* [Given request] Keep only the lines where "that" appears.

* [Provided material]
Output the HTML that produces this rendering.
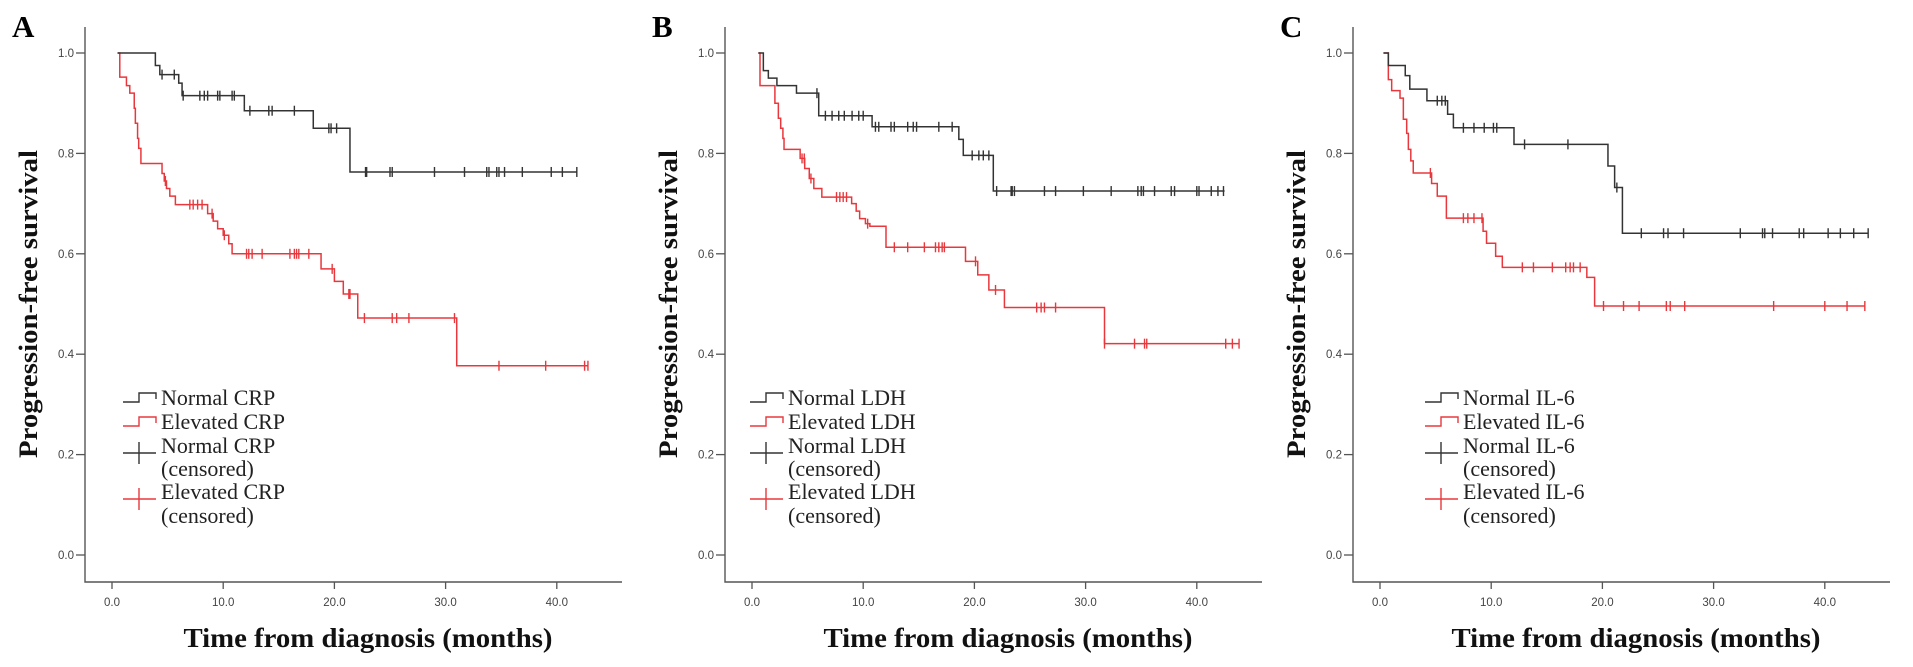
<!DOCTYPE html>
<html><head><meta charset="utf-8">
<style>
html,body{margin:0;padding:0;background:#fff;}
svg{display:block;}
</style></head>
<body>
<svg id="chart" width="1913" height="667" viewBox="0 0 1913 667" xmlns="http://www.w3.org/2000/svg"></svg>
<script>
// ---------- data ----------
const xTickLabels = ["0.0","10.0","20.0","30.0","40.0"];
const xTickValues = [0,10,20,30,40];
const yTickLabels = ["0.0","0.2","0.4","0.6","0.8","1.0"];
const yTickValues = [0,0.2,0.4,0.6,0.8,1.0];
const panelLetters = ["A","B","C"];
const markerNames = ["CRP","LDH","IL-6"];

// Panel A (CRP)
const aNormT = [0.5,3.9,4.3,6.0,6.3,11.9,18.1,21.4];
const aNormS = [1,0.975,0.957,0.94,0.915,0.885,0.85,0.763];
const aNormEnd = 41.8;
const aNormC = [4.5,5.6,6.4,7.9,8.3,8.6,9.5,9.7,10.8,11.0,12.4,14.1,14.4,16.4,19.5,19.7,20.2,22.8,22.9,25.0,25.2,29.0,31.7,33.7,33.9,34.6,34.8,35.3,36.9,39.5,40.5,41.8];
const aElevT = [0.5,0.7,1.3,1.6,2.0,2.1,2.3,2.4,2.6,4.5,4.7,4.9,5.2,5.7,8.6,9.1,9.5,10.0,10.5,10.8,18.8,20.0,20.8,22.1,31.0];
const aElevS = [1,0.952,0.935,0.92,0.89,0.86,0.83,0.81,0.78,0.76,0.745,0.73,0.715,0.698,0.68,0.665,0.65,0.637,0.62,0.6,0.57,0.545,0.52,0.472,0.377];
const aElevEnd = 42.8;
const aElevC = [4.8,7.0,7.3,7.7,8.1,9.0,10.1,12.1,12.3,12.6,13.5,16.0,16.4,16.6,16.8,17.7,19.8,21.3,21.4,22.7,25.2,25.6,26.7,30.8,34.8,39.0,42.5,42.8];

// Panel B (LDH)
const bNormT = [0.57,1.02,1.47,2.24,4.0,6.0,10.8,18.6,19.0,21.7];
const bNormS = [1,0.965,0.95,0.935,0.92,0.875,0.853,0.828,0.796,0.725];
const bNormEnd = 42.5;
const bNormC = [5.84,6.6,7.2,7.8,8.3,9.0,9.6,10.0,11.1,11.4,12.5,12.8,14.0,14.5,14.8,16.8,18.0,19.8,20.4,20.8,21.3,22.0,23.3,23.4,23.6,26.3,27.3,29.8,32.3,34.7,35.0,35.2,36.2,37.7,38.0,40.0,40.2,41.3,41.9,42.4];
const bElevT = [0.57,0.72,2.06,2.37,2.58,2.78,2.88,4.33,4.74,5.15,5.56,6.28,8.96,9.37,9.68,10.2,10.6,12.05,19.2,20.3,21.3,22.7,31.7];
const bElevS = [1,0.935,0.9,0.87,0.85,0.83,0.808,0.79,0.77,0.75,0.73,0.713,0.7,0.685,0.67,0.66,0.655,0.613,0.585,0.558,0.528,0.493,0.421];
const bElevEnd = 43.8;
const bElevC = [4.5,4.7,5.3,7.6,7.9,8.2,8.5,10.4,12.8,14.0,15.5,16.5,16.8,17.1,17.3,20.1,21.9,25.6,26.0,26.3,27.3,31.7,34.4,35.3,35.5,42.6,43.2,43.8];

// Panel C (IL-6)
const cNormT = [0.31,0.75,2.27,2.68,4.22,6.08,6.6,12.05,20.5,21.1,21.8];
const cNormS = [1,0.975,0.955,0.928,0.905,0.878,0.851,0.818,0.775,0.732,0.641];
const cNormEnd = 43.9;
const cNormC = [5.15,5.56,5.87,7.5,8.45,9.37,10.2,10.5,13.0,16.9,21.3,23.5,25.5,25.9,27.3,32.4,34.4,34.6,35.3,37.7,38.1,40.3,41.4,42.6,43.9];
const cElevT = [0.31,0.75,1.05,1.8,2.1,2.4,2.55,2.77,2.99,4.64,5.15,5.97,9.27,9.58,10.4,11.0,18.6,19.3];
const cElevS = [1,0.947,0.925,0.91,0.868,0.84,0.808,0.785,0.761,0.74,0.715,0.671,0.645,0.621,0.595,0.573,0.553,0.496];
const cElevEnd = 43.6;
const cElevC = [4.53,7.5,7.9,8.45,9.17,12.8,13.8,15.5,16.7,17.1,17.4,18.0,20.1,21.9,23.3,25.75,26.1,27.4,35.4,40.0,42.0,43.6];

const panelData = [
  {nT:aNormT,nS:aNormS,nE:aNormEnd,nC:aNormC,eT:aElevT,eS:aElevS,eE:aElevEnd,eC:aElevC},
  {nT:bNormT,nS:bNormS,nE:bNormEnd,nC:bNormC,eT:bElevT,eS:bElevS,eE:bElevEnd,eC:bElevC},
  {nT:cNormT,nS:cNormS,nE:cNormEnd,nC:cNormC,eT:cElevT,eS:cElevS,eE:cElevEnd,eC:cElevC}
];

// ---------- layout ----------
const NS = "http://www.w3.org/2000/svg";
const svg = document.getElementById("chart");
const axisXs = [85,725,1353];
const legendTextXs = [161,788,1463];
const AX_W = 537, AX_TOP = 27, AX_BOT = 582, Y0 = 555, Y1 = 53, X0OFF = 27, PX_PER_MONTH = 11.12;
const LEG_DY = 11;
const BLACK = "#333", RED = "#e8383d";

function el(tag, attrs, parent){
  const e = document.createElementNS(NS, tag);
  for (const k in attrs) e.setAttribute(k, attrs[k]);
  (parent||svg).appendChild(e);
  return e;
}
function surv(T,S,t){ let s=S[0]; for(let i=0;i<T.length;i++){ if(T[i]<=t) s=S[i]; } return s; }

panelData.forEach((d,p)=>{
  const ax = axisXs[p];
  const xs = t => ax + X0OFF + t*PX_PER_MONTH;
  const ys = v => Y0 - v*(Y0-Y1);
  const g = el("g",{});
  
  

  const letter = el("text",{x:ax-73,y:37,"font-family":"Liberation Serif, serif","font-weight":"bold","font-size":"31"},g);
  letter.textContent = panelLetters[p];
  
  

  const axes = el("path",{d:`M${ax},${AX_TOP}V${AX_BOT}H${ax+AX_W}`,stroke:"#555","stroke-width":"1.4",fill:"none"},g);
  
  

  yTickValues.forEach((v,i)=>{
    const t = el("line",{x1:ax-9,x2:ax,y1:ys(v),y2:ys(v),stroke:"#555","stroke-width":"1.3"},g);
    
    
    const l = el("text",{x:ax-11,y:ys(v)+4,"text-anchor":"end","font-family":"Liberation Sans, sans-serif","font-size":"11.5",fill:"#444"},g);
    l.textContent = yTickLabels[i];
    
    
  });
  xTickValues.forEach((v,i)=>{
    const t = el("line",{x1:xs(v),x2:xs(v),y1:AX_BOT,y2:AX_BOT+7,stroke:"#555","stroke-width":"1.3"},g);
    
    
    const l = el("text",{x:xs(v),y:AX_BOT+24,"text-anchor":"middle","font-family":"Liberation Sans, sans-serif","font-size":"11.5",fill:"#444"},g);
    l.textContent = xTickLabels[i];
    
    
  });

  const yt = el("text",{transform:`translate(${ax-48},304) rotate(-90)`,"text-anchor":"middle","font-family":"Liberation Serif, serif","font-weight":"bold","font-size":"26",textLength:"308",lengthAdjust:"spacingAndGlyphs",fill:"#111"},g);
  yt.textContent = "Progression-free survival";
  
  
  const xt = el("text",{x:ax+283,y:647,"text-anchor":"middle","font-family":"Liberation Serif, serif","font-weight":"bold","font-size":"27",textLength:"369",lengthAdjust:"spacingAndGlyphs",fill:"#111"},g);
  xt.textContent = "Time from diagnosis (months)";
  
  

  function curve(T,S,E,C,color,name){
    let dd = `M${xs(T[0])},${ys(S[0])}`;
    for(let i=1;i<T.length;i++){ dd += `H${xs(T[i])}V${ys(S[i])}`; }
    dd += `H${xs(E)}`;
    const pth = el("path",{d:dd,stroke:color,"stroke-width":"1.5",fill:"none"},g);
    
    
    C.forEach(t=>{
      const y = ys(surv(T,S,t));
      const c = el("line",{x1:xs(t),x2:xs(t),y1:y-5,y2:y+5,stroke:color,"stroke-width":"1.4"},g);
      
      
    });
  }
  curve(d.eT,d.eS,d.eE,d.eC,RED,"elevated");
  curve(d.nT,d.nS,d.nE,d.nC,BLACK,"normal");

  // legend
  const lx = legendTextXs[p];
  const lg = el("g",{"font-family":"Liberation Serif, serif","font-size":"22",transform:`translate(0,${LEG_DY})`},g);
  
  
  const m = markerNames[p];
  const s1 = el("path",{d:`M${lx-38},${391}H${lx-22}V${382}H${lx-5}V${388}`,stroke:BLACK,"stroke-width":"1.4",fill:"none"},lg);
  
  
  const s2 = el("path",{d:`M${lx-38},${415}H${lx-22}V${406}H${lx-5}V${412}`,stroke:RED,"stroke-width":"1.4",fill:"none"},lg);
  
  
  const s3 = el("path",{d:`M${lx-38},${442}H${lx-5}M${lx-22},${431}V${453}`,stroke:BLACK,"stroke-width":"1.4",fill:"none"},lg);
  
  
  const s4 = el("path",{d:`M${lx-38},${488}H${lx-5}M${lx-22},${477}V${499}`,stroke:RED,"stroke-width":"1.4",fill:"none"},lg);
  
  
  const lines = [["Normal "+m,394],["Elevated "+m,418],["Normal "+m,442],["(censored)",465],["Elevated "+m,488],["(censored)",512]];
  lines.forEach(([txt,y])=>{
    const t = el("text",{x:lx,y:y,fill:"#222"},lg);
    t.textContent = txt;
    
    
  });
});
</script>
</body></html>
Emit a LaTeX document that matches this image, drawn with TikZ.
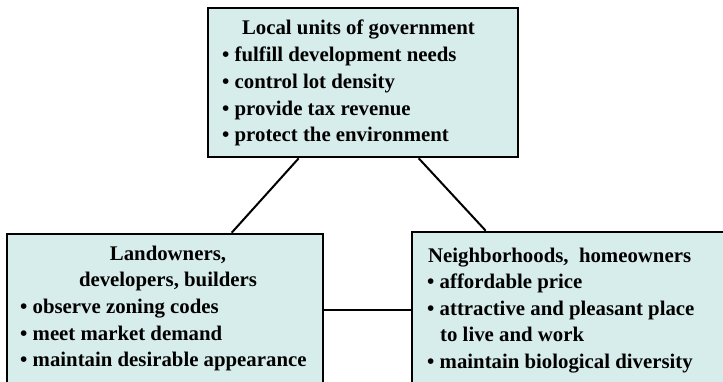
\documentclass[tikz,border=0pt]{standalone}
\usepackage{fontspec}
\setmainfont{Liberation Serif}
\definecolor{boxfill}{RGB}{214,237,235}
\tikzset{
  panel/.style={draw=black, line width=2.6pt, fill=boxfill, rectangle, inner sep=0pt},
  txt/.style={font=\fontsize{20.8}{26.8}\selectfont\bfseries, inner sep=0pt, anchor=base west},
  ttl/.style={font=\fontsize{20.8}{26.8}\selectfont\bfseries, inner sep=0pt, anchor=base},
  link/.style={draw=black, line width=2pt}
}
\begin{document}
\begin{tikzpicture}[x=1pt,y=-1pt]
\clip (0,0) rectangle (723,382);
% boxes
\node[panel, minimum width=310pt, minimum height=149pt] (top) at (363,82.5) {};
\node[panel, minimum width=316pt, minimum height=186pt] (left) at (165,327) {};
\node[panel, minimum width=328pt, minimum height=188pt] (right) at (576,326) {};
% connectors
\draw[link] ([xshift=92pt]top.south west) -- ([xshift=226pt]left.north west);
\draw[link] ([xshift=212pt]top.south west) -- ([xshift=75pt]right.north west);
\draw[link] ([yshift=17pt]left.east) -- ([yshift=16pt]right.west);
% top text
\node[ttl] (t0) at (358.5,35) {Local units of government};
\node[txt] (t1) at (222,62) {• fulfill development needs};
\node[txt] (t2) at (222,89) {• control lot density};
\node[txt] (t3) at (222,115.5) {• provide tax revenue};
\node[txt] (t4) at (222,142) {• protect the environment};
% left text
\node[ttl] (l0) at (168,261) {Landowners,};
\node[ttl] (l1) at (168,287) {developers, builders};
\node[txt] (l2) at (20,313.5) {• observe zoning codes};
\node[txt] (l3) at (20,340) {• meet market demand};
\node[txt] (l4) at (20,366.5) {• maintain desirable appearance};
% right text
\node[txt] (r0) at (428,262) {Neighborhoods,\ \ homeowners};
\node[txt] (r1) at (427,288.5) {• affordable price};
\node[txt] (r2) at (427,315) {• attractive and pleasant place};
\node[txt] (r3) at (440,341.5) {to live and work};
\node[txt] (r4) at (427,368) {• maintain biological diversity};
\end{tikzpicture}
\end{document}
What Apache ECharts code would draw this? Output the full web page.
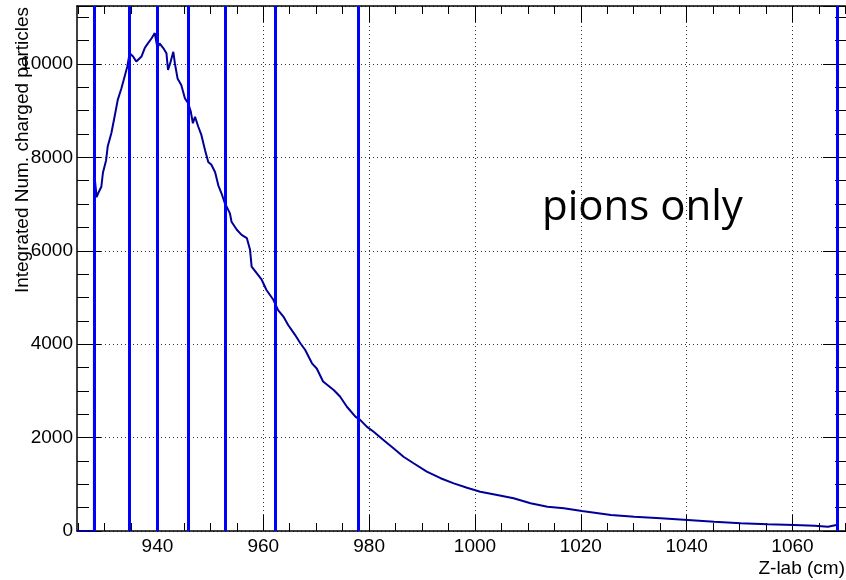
<!DOCTYPE html>
<html>
<head>
<meta charset="utf-8">
<title>pions only</title>
<script src="https://cdn.jsdelivr.net/npm/echarts@6.0.0/dist/echarts.min.js"></script>
<style>
html, body { margin: 0; padding: 0; background: #fff; }
#chart { width: 846px; height: 580px; }
</style>
</head>
<body>
<div id="chart"></div>
<script>
// histogram: z position (cm) and integrated count
const zLab = [
  924.8, 928.0, 928.0, 928.2, 928.2, 928.5, 928.8, 929.4, 929.7, 930.3,
  930.6, 931.3, 931.9, 932.5, 933.2, 933.8, 934.3, 934.75, 935.4, 936.0,
  936.3, 937.0, 937.6, 938.2, 938.9, 939.5, 939.7, 940.0, 940.4, 941.1,
  941.7, 942.0, 942.5, 943.0, 943.3, 943.8, 944.5, 945.2, 945.8, 946.3,
  946.7, 947.1, 947.7, 948.3, 949.0, 949.6, 950.2, 950.9, 951.5, 952.1,
  952.7, 953.7, 954.0, 955.0, 955.9, 956.9, 957.5, 957.8, 958.75, 959.7,
  960.6, 961.9, 962.8, 963.8, 964.7, 966.0, 967.0, 967.9, 969.2, 970.1,
  971.3, 973.3, 974.5, 975.8, 977.4, 978.3, 979.6, 980.8, 982.7, 984.6,
  986.5, 988.4, 990.9, 993.5, 996.0, 998.5, 1001.0, 1004.2, 1007.3, 1010.5,
  1013.7, 1016.8, 1020.2, 1025.7, 1030.1, 1035.1, 1040.2, 1045.2, 1050.2, 1055.3,
  1060.3, 1064.2, 1066.7, 1068.3
]
const counts = [
  0, 0, 3870, 3870, 7500, 7150, 7230, 7370, 7670, 7940,
  8230, 8520, 8870, 9230, 9480, 9730, 9940, 10230, 10160, 10050,
  10010, 10160, 10340, 10440, 10550, 10660, 10690, 10340, 10440, 10340,
  10230, 9870, 10050, 10260, 10010, 9690, 9550, 9260, 9160, 8980,
  8730, 8870, 8660, 8480, 8150, 7900, 7840, 7680, 7400, 7230,
  7030, 6800, 6620, 6450, 6340, 6270, 6020, 5660, 5520, 5380,
  5160, 4950, 4730, 4590, 4410, 4200, 4020, 3880, 3590, 3480,
  3200, 3020, 2880, 2660, 2450, 2380, 2230, 2130, 1950, 1770,
  1590, 1450, 1270, 1130, 1020, 925, 842, 771, 700, 593,
  520, 486, 428, 343, 306, 272, 236, 199, 165, 143,
  128, 113, 92, 128
]
// vertical blue markers (cm)
const cutPositions = [928.1, 934.6, 940.0, 945.8, 952.9, 962.2, 978.0, 1068.4]

// tick values
const xMajorTicks = [940, 960, 980, 1000, 1020, 1040, 1060]
const xAllTicks = ['925', '930', '935', '940', '945', '950', '955', '960', '965', '970',
  '975', '980', '985', '990', '995', '1000', '1005', '1010', '1015', '1020', '1025',
  '1030', '1035', '1040', '1045', '1050', '1055', '1060', '1065', '1070']

const X_MIN = 924.8, X_MAX = 1070.3, Y_MAX = 11240
const Y_MAJOR = 2000, Y_MINOR = 500
const FONT = 'Liberation Sans'
const L = 77, T = 6, W = 770, H = 525
const pxX = v => L + (v - X_MIN) / (X_MAX - X_MIN) * W

const frameRect = { left: L, top: T, width: W, height: H, containLabel: false, outerBoundsMode: 'none' }
// x tick grids run exactly from the first to the last tick value (925 .. 1070)
const xTickRect = { left: pxX(925), top: T, width: pxX(1070) - pxX(925), height: H, containLabel: false, outerBoundsMode: 'none' }

const isMajorX = (i, v) => Number(v) % 20 === 0
const noText = () => ''
const frame = { show: true, onZero: false, lineStyle: { color: '#000', width: 1.5 } }
const noLine = { show: false, onZero: false }
const gridDots = { show: true, lineStyle: { color: '#333', type: [1, 3], width: 1 } }
const tickStyle = { color: '#000', width: 1 }

function xTickAxis (grid, position, len, interval, labels) {
  return {
    type: 'category', gridIndex: grid, position: position, data: xAllTicks, boundaryGap: false,
    axisLine: noLine,
    axisTick: { show: true, inside: true, length: len, interval: interval, lineStyle: tickStyle },
    axisLabel: labels
      ? { show: true, interval: interval, margin: 6, color: '#000', fontFamily: FONT, fontSize: 19 }
      : { show: true, interval: 0, formatter: noText },
    splitLine: { show: false }
  }
}
function yTickAxis (grid, position, len, interval, labels) {
  return {
    type: 'value', gridIndex: grid, position: position, min: 0, max: Y_MAX, interval: interval,
    axisLine: grid === 0 ? frame : noLine,
    axisTick: { show: true, inside: true, length: len, lineStyle: tickStyle },
    axisLabel: labels
      ? { show: true, margin: 4, color: '#000', fontFamily: FONT, fontSize: 19, formatter: v => (v % Y_MAJOR === 0 ? String(v) : '') }
      : { show: true, formatter: noText },
    splitLine: labels ? gridDots : { show: false }
  }
}
const dummy = (grid) => ({ type: 'value', gridIndex: grid, show: false, min: 0, max: 1, axisLine: noLine })

const myChart = echarts.init(document.getElementById('chart'))
myChart.setOption({
  animation: false,
  backgroundColor: '#fff',
  // grid 0: data, frame, y major ticks; grid 1: x major ticks + labels; grid 2: x minor ticks; grid 3: y minor ticks
  grid: [frameRect, Object.assign({}, xTickRect), Object.assign({}, xTickRect), Object.assign({}, frameRect)],
  xAxis: [
    {
      type: 'value', gridIndex: 0, position: 'bottom', min: X_MIN, max: X_MAX,
      name: 'Z-lab (cm)', nameLocation: 'end', nameGap: -2,
      nameTextStyle: { color: '#000', fontFamily: FONT, fontSize: 19, align: 'right', verticalAlign: 'top', padding: [28, 0, 0, 0] },
      axisLine: frame,
      axisTick: { show: false, customValues: xMajorTicks },
      axisLabel: { show: false, customValues: xMajorTicks },
      splitLine: gridDots
    },
    {
      type: 'value', gridIndex: 0, position: 'top', min: X_MIN, max: X_MAX,
      axisLine: frame, axisTick: { show: false }, axisLabel: { show: false }, splitLine: { show: false }
    },
    xTickAxis(1, 'bottom', 16, isMajorX, true),
    xTickAxis(1, 'top', 16, isMajorX, false),
    xTickAxis(2, 'bottom', 8, 0, false),
    xTickAxis(2, 'top', 8, 0, false),
    dummy(3)
  ],
  yAxis: [
    yTickAxis(0, 'left', 24, Y_MAJOR, true),
    yTickAxis(0, 'right', 24, Y_MAJOR, false),
    dummy(1),
    dummy(2),
    yTickAxis(3, 'left', 12, Y_MINOR, false),
    yTickAxis(3, 'right', 12, Y_MINOR, false)
  ],
  graphic: [{
    type: 'text', x: 23, y: 150, rotation: Math.PI / 2,
    style: { text: 'Integrated Num. charged particles', fill: '#000', font: '19px "Liberation Sans"', align: 'center', verticalAlign: 'middle' }
  }, {
    type: 'text', left: 542, top: 187,
    style: { text: 'pions only', fill: '#000', font: '42px "Open Sans"' }
  }],
  series: [{
    name: 'pions',
    type: 'line',
    xAxisIndex: 0,
    yAxisIndex: 0,
    showSymbol: false,
    data: zLab.map((z, i) => [z, counts[i]]),
    // 设置折线颜色
    lineStyle: { color: '#000099', width: 2 },
    markLine: {
      silent: true,
      symbol: ['none', 'none'],
      label: { show: false },
      lineStyle: { color: '#0000ff', width: 3, type: 'solid' },
      data: cutPositions.map(v => ({ xAxis: v }))
    }
  }]
})
</script>
</body>
</html>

* [Output of the exercise]
Output the HTML that produces this rendering.
Emit a LaTeX document that matches this image, drawn with TikZ.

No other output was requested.